A man showed himself a man, say, by getting paid every Friday night, coming home after a stop at the pub with coins jingling in his pocket, to give his wife the house money for the week. I do not want to hurt your feelings—but your particular beliefs about a male and money are in their way quite parochial, and you must understand that as far as money is concerned, also, those beliefs have little moral value—moral value.

[... 1 paragraph ...]

It is as ridiculous to prove your worth by working in a conventional sense as it is to prove your worth by not working in a conventional sense. Americans have had a fine and often understandable disdain for what was thought of as the European gentleman, or even the literary gentleman, or the man who somehow or other did not have to “rub elbows with the masses.”

[... 5 paragraphs ...]

The man of letters is not understood either, and you feel that your brothers cannot understand what you do, since their minds seem relatively closed —relatively closed—to the books themselves, which would automatically offer an explanation.

[... 7 paragraphs ...]

(Pause.) Most men’s abilities are prosaic enough and conventional enough so that their value can be ascertained—or worked out by labor unions (amused).

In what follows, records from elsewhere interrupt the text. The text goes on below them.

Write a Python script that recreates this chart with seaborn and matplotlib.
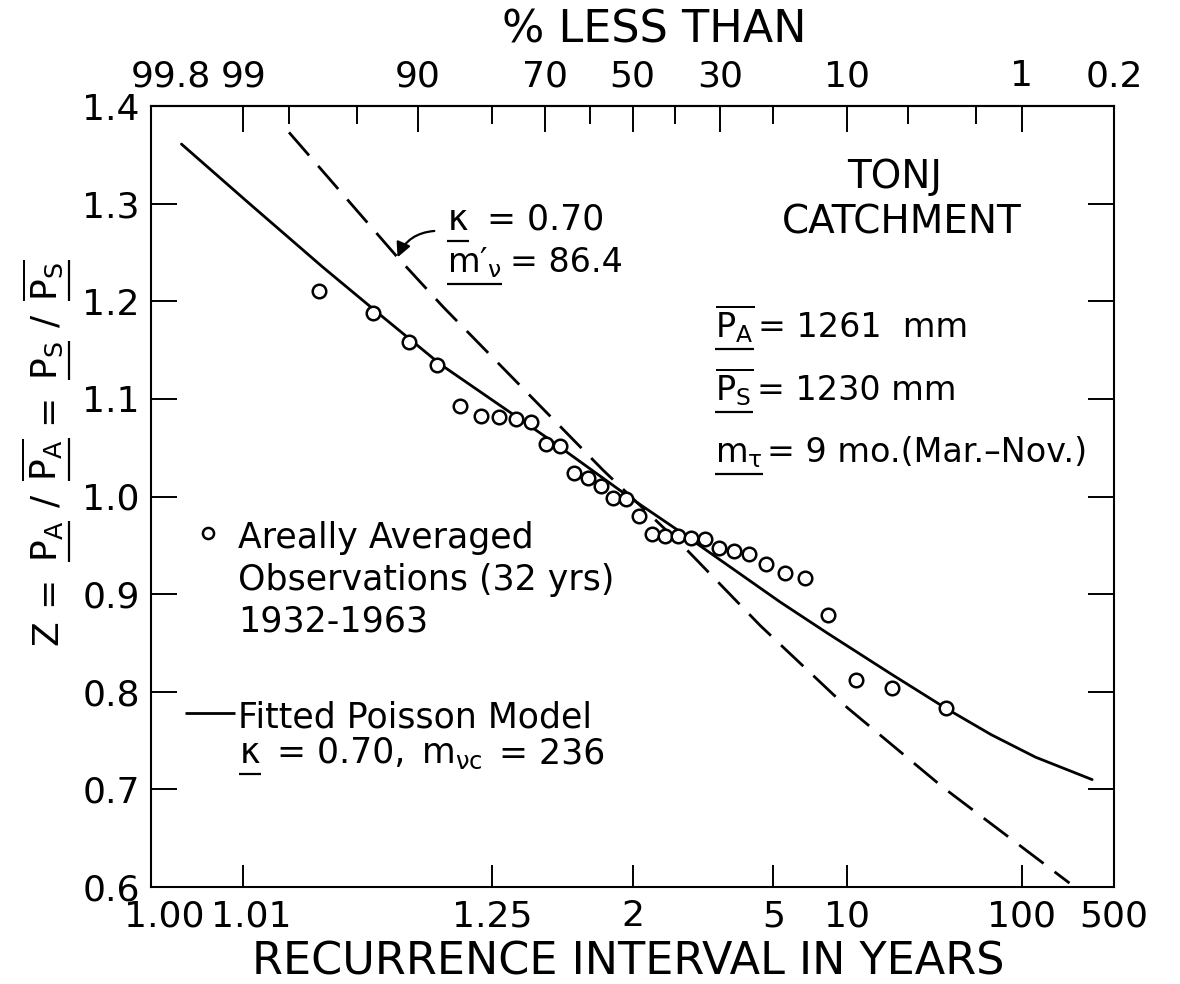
import numpy as np
import pandas as pd
import matplotlib
matplotlib.use("Agg")
import matplotlib.pyplot as plt
from matplotlib.lines import Line2D
from matplotlib.transforms import ScaledTranslation
import seaborn as sns
from statistics import NormalDist

# ---------------------------------------------------------------- data
# ranked areally averaged ratios Z with their plotting positions (% less than)
obs_pct_less = [96.97, 93.94, 90.91, 87.88, 84.85, 81.82, 78.79, 75.76,
                72.73, 69.70, 66.67, 63.64, 60.61, 57.58, 54.55, 51.52,
                48.48, 45.45, 42.42, 39.39, 36.36, 33.33, 30.30, 27.27,
                24.24, 21.21, 18.18, 15.15, 12.12, 9.09, 6.06, 3.03]
obs_z = [1.211, 1.188, 1.158, 1.135, 1.093, 1.082, 1.081, 1.079,
         1.076, 1.054, 1.052, 1.024, 1.019, 1.011, 0.998, 0.997,
         0.980, 0.962, 0.960, 0.960, 0.958, 0.956, 0.947, 0.944,
         0.941, 0.931, 0.922, 0.917, 0.879, 0.812, 0.804, 0.783]

# fitted Poisson model (kappa = 0.70, m_vc = 236)
fit_pct_less = [99.65, 98.9, 96.8, 93.6, 87.4, 69.5, 50.0, 39.5,
                18.9, 12.2, 6.2, 3.05, 1.6, 0.80, 0.30]
fit_z = [1.361, 1.300, 1.235, 1.188, 1.135, 1.060, 0.997, 0.966,
         0.892, 0.860, 0.819, 0.783, 0.756, 0.733, 0.710]

# model with kappa = 0.70, m'_v = 86.4
alt_pct_less = [98.0, 92.0, 87.1, 71.6, 57.0, 37.2, 22.3, 10.0, 3.17, 0.45]
alt_z = [1.373, 1.245, 1.194, 1.096, 1.027, 0.945, 0.868, 0.784, 0.702, 0.604]

# axis ticks
top_major = [99.8, 99, 90, 70, 50, 30, 10, 1, 0.2]
top_major_labels = ["99.8", "99", "90", "70", "50", "30", "10", "1", "0.2"]
top_minor = [98, 95, 80, 60, 40, 20, 5, 2]
bottom_years = [1.002, 1.01, 1.25, 2, 5, 10, 100, 500]
bottom_labels = ["1.00", "1.01", "1.25", "2", "5", "10", "100", "500"]
y_ticks = [0.6, 0.7, 0.8, 0.9, 1.0, 1.1, 1.2, 1.3, 1.4]
y_labels = ["0.6", "0.7", "0.8", "0.9", "1.0", "1.1", "1.2", "1.3", "1.4"]

# ---------------------------------------------------------------- style
W, H, DPI = 1180, 984, 100
sns.set_style("white")
plt.rcParams.update({
    "font.family": ["DejaVu Sans"],
    "mathtext.default": "regular",
    "mathtext.fontset": "dejavusans",
    "axes.edgecolor": "black",
    "axes.linewidth": 1.5,
    "text.color": "black",
    "xtick.color": "black",
    "ytick.color": "black",
})

nd = NormalDist()


def pct_to_u(p):
    """Normal-probability coordinate for a '% less than' value."""
    return np.array([-nd.inv_cdf(v / 100.0) for v in np.atleast_1d(p)])


def years_to_u(t):
    """Normal-probability coordinate for a recurrence interval in years."""
    return np.array([-nd.inv_cdf(1.0 / v) for v in np.atleast_1d(t)])


fig = plt.figure(figsize=(W / DPI, H / DPI), dpi=DPI)
ax = fig.add_axes([151 / W, 1 - 887 / H, (1114 - 151) / W, (887 - 106) / H])

obs = pd.DataFrame({"u": pct_to_u(obs_pct_less), "Z": obs_z})
fit = pd.DataFrame({"u": pct_to_u(fit_pct_less), "Z": fit_z})
alt = pd.DataFrame({"u": pct_to_u(alt_pct_less), "Z": alt_z})

sns.lineplot(data=alt, x="u", y="Z", sort=False, estimator=None,
             color="black", lw=2.0, ax=ax)
ax.lines[-1].set_dashes([11, 5])
sns.lineplot(data=fit, x="u", y="Z", sort=False, estimator=None,
             color="black", lw=2.0, ax=ax)
sns.scatterplot(data=obs, x="u", y="Z", marker="o", s=95, linewidth=1.8,
                ax=ax, zorder=3)
pts = ax.collections[-1]
pts.set_facecolor("white")
pts.set_edgecolor("black")

ax.set_xlim(pct_to_u(99.8)[0], pct_to_u(0.2)[0])
ax.set_ylim(0.6, 1.4)
ax.set_xlabel("")
ax.set_ylabel("")
for s in ax.spines.values():
    s.set_visible(True)
    s.set_linewidth(1.5)
    s.set_color("black")

# bottom: recurrence interval
ax.set_xticks(years_to_u(bottom_years), labels=bottom_labels)
ax.tick_params(axis="x", which="major", direction="in", length=16, width=1.4,
               pad=9, labelsize=26, bottom=True, top=False)
# left / right: Z
ax.set_yticks(y_ticks, labels=y_labels)
ax.tick_params(axis="y", which="major", direction="in", length=19, width=1.4,
               pad=8, labelsize=26, left=True, right=True)

# top: percent less than
sec = ax.secondary_xaxis("top")
sec.set_xticks(pct_to_u(top_major), labels=top_major_labels)
sec.set_xticks(pct_to_u(top_minor), minor=True)
sec.tick_params(axis="x", which="major", direction="in", length=19, width=1.4,
                pad=9, labelsize=26)
sec.tick_params(axis="x", which="minor", direction="in", length=13, width=1.4)
sec.spines["top"].set_linewidth(1.5)


def nudge(label, dx):
    label.set_transform(label.get_transform()
                        + ScaledTranslation(dx / DPI, 0, fig.dpi_scale_trans))


# keep the corner labels clear of the frame corner
bt = ax.xaxis.get_major_ticks()
nudge(bt[0].label1, 13)
nudge(bt[1].label1, 8)
st = sec.xaxis.get_major_ticks()
nudge(st[0].label1, 20)
nudge(st[0].label2, 20)

# axis titles
fig.text(628 / W, 1 - 962 / H, "RECURRENCE INTERVAL IN YEARS", fontsize=32,
         ha="center", va="center")
fig.text(654 / W, 1 - 30 / H, "% LESS THAN", fontsize=32,
         ha="center", va="center")

# ---------------------------------------------------------------- lettering
fig.canvas.draw()
rend = fig.canvas.get_renderer()


def rule(x0, y0, x1, y1, lw=1.6):
    fig.add_artist(Line2D([x0 / W, x1 / W], [y0 / H, y1 / H],
                          transform=fig.transFigure, color="black", lw=lw,
                          solid_capstyle="butt"))


def write_row(x, y, pieces, size, gap=7):
    """Pieces left to right on a baseline at (x, y) px from the top-left;
    flagged pieces are underlined."""
    cur = x
    for s, under in pieces:
        t = fig.text(cur / W, 1 - y / H, s, fontsize=size,
                     ha="left", va="baseline")
        bb = t.get_window_extent(rend)
        if under:
            rule(bb.x0, bb.y0 - 4, bb.x1, bb.y0 - 4)
        cur = bb.x1 + gap


def write_column(x, y, pieces, size, gap=9):
    """Pieces bottom to top, rotated, baseline at x px; underlined on the right."""
    cur = y
    for s, under in pieces:
        t = fig.text(x / W, 1 - cur / H, s, fontsize=size, rotation=90,
                     rotation_mode="anchor", ha="left", va="baseline")
        bb = t.get_window_extent(rend)
        if under:
            rule(bb.x1 + 4, bb.y0, bb.x1 + 4, bb.y1)
        cur = H - bb.y1 - gap


# y-axis title
write_column(57, 645, [("Z", False), ("=", False),
                       (r"$P_A$", True), ("/", False),
                       (r"$\overline{P_A}$", True), ("=", False),
                       (r"$P_S$", True), ("/", False),
                       (r"$\overline{P_S}$", True)], 26, gap=14)

# catchment block
fig.text(895 / W, 1 - 177 / H, "TONJ", fontsize=28, ha="center", va="center")
fig.text(902 / W, 1 - 222 / H, "CATCHMENT", fontsize=28, ha="center",
         va="center")
write_row(715, 337, [(r"$\overline{P_A}$", True), ("= 1261  mm", False)], 24, gap=4)
write_row(715, 400, [(r"$\overline{P_S}$", True), ("= 1230 mm", False)], 24, gap=4)
write_row(715, 462, [(r"$m_{\tau}$", True), ("= 9 mo.(Mar.–Nov.)", False)], 24, gap=4)

# label for the dashed model
write_row(447, 230, [(r"$\kappa$", True), ("= 0.70", False)], 25, gap=18)
write_row(447, 272, [(r"$m\prime_{\nu}$", True), ("= 86.4", False)], 24, gap=8)
ax.annotate("", xy=(pct_to_u(92.0)[0], 1.245), xycoords="data",
            xytext=(pct_to_u(88.2)[0], 1.272), textcoords="data",
            arrowprops=dict(arrowstyle="-|>", color="black", lw=1.6,
                            mutation_scale=22, shrinkA=0, shrinkB=0,
                            connectionstyle="arc3,rad=0.3"))

# key
fig.add_artist(Line2D([208 / W], [1 - 533 / H], transform=fig.transFigure,
                      marker="o", ms=8, mfc="white", mec="black", mew=1.8,
                      ls="none"))
write_row(238, 548, [("Areally Averaged", False)], 25)
write_row(238, 590, [("Observations (32 yrs)", False)], 25)
write_row(238, 632, [("1932-1963", False)], 25)
rule(185, H - 713, 235, H - 713, lw=2.0)
write_row(238, 728, [("Fitted Poisson Model", False)], 25)
write_row(239, 763, [(r"$\kappa$", True), ("= 0.70,", False),
                     (r"$m_{\nu c}$", False), ("= 236", False)], 25, gap=16)

fig.savefig("out.png", dpi=DPI, facecolor="white")
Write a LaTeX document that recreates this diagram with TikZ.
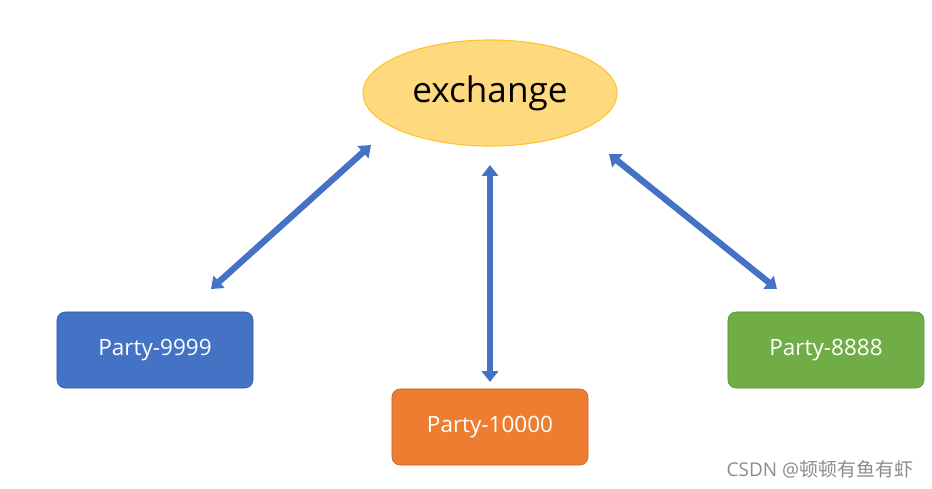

If all a man can do to “prove his value” is to put a bolt in a car, or drive a truck, or even teach a class, then he is very careful that that contribution be noticed, and that a definite value be given it. You cannot estimate the value of ideas or of creativity in that fashion.

[... 15 paragraphs ...]

Again—not to overemphasize this—at such times a part of you thinks —or you think partly—that if you were “a simple working man” life would be easier. Do you follow the connections clearly?

[... 6 paragraphs ...]

Though men could compete for a livelihood, wealth itself was and still is highly suspect. Even a wealthy man, in the light of those beliefs, dabbles in art —dabbles—justifying any love of art as a good investment.